_Provided data_
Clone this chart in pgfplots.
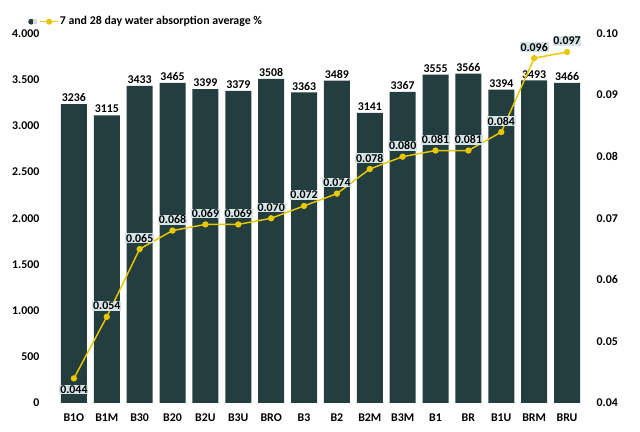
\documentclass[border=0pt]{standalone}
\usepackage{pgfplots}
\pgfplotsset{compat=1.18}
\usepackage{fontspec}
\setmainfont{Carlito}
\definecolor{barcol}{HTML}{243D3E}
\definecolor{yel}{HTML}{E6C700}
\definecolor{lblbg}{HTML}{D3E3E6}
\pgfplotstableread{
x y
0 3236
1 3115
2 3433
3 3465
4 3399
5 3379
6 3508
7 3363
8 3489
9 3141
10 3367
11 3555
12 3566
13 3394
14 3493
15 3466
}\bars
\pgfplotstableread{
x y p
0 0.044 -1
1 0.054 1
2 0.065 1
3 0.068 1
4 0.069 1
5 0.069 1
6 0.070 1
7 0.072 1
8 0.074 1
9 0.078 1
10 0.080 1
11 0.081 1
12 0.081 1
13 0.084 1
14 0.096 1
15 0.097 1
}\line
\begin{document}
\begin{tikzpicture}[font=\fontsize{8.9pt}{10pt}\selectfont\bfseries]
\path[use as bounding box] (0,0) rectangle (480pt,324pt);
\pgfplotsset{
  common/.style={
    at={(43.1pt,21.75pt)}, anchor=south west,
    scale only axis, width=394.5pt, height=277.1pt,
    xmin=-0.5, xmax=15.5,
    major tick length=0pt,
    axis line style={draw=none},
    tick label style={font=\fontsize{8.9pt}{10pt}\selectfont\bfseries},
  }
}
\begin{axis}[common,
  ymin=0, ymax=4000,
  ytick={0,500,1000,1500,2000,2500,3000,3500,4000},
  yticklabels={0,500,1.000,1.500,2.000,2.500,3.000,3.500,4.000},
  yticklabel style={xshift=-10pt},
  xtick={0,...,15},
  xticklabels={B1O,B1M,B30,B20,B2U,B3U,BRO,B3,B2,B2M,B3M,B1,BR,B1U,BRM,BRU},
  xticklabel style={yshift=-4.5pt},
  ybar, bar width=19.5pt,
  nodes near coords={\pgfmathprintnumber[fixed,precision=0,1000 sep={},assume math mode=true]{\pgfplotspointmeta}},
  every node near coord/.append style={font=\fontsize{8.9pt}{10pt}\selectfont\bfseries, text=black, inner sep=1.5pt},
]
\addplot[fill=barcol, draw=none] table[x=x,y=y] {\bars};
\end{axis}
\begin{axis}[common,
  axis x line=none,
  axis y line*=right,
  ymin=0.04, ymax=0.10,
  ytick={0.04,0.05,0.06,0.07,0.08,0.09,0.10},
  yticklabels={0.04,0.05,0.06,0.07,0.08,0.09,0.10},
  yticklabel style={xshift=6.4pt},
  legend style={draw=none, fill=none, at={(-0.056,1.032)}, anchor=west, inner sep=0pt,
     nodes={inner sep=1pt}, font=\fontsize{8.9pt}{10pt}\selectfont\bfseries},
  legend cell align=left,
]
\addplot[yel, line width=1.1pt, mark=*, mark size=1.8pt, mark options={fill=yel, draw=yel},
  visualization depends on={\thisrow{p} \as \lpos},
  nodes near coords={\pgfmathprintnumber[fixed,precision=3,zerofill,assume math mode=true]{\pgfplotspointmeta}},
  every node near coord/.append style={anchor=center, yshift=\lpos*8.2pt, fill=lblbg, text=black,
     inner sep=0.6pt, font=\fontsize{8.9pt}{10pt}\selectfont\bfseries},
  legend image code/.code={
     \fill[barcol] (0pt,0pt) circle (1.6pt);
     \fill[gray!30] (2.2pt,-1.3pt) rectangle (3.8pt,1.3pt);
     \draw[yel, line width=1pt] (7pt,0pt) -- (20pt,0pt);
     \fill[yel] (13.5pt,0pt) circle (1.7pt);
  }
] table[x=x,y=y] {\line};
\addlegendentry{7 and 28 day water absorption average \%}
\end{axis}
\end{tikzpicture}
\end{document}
--
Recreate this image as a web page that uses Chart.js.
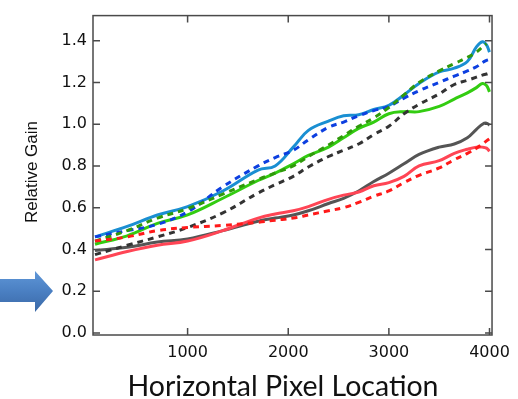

_What to do_
What is the number of lines in the listing that include the word "image"? Give that number and nothing else.

_Solution for this problem_
2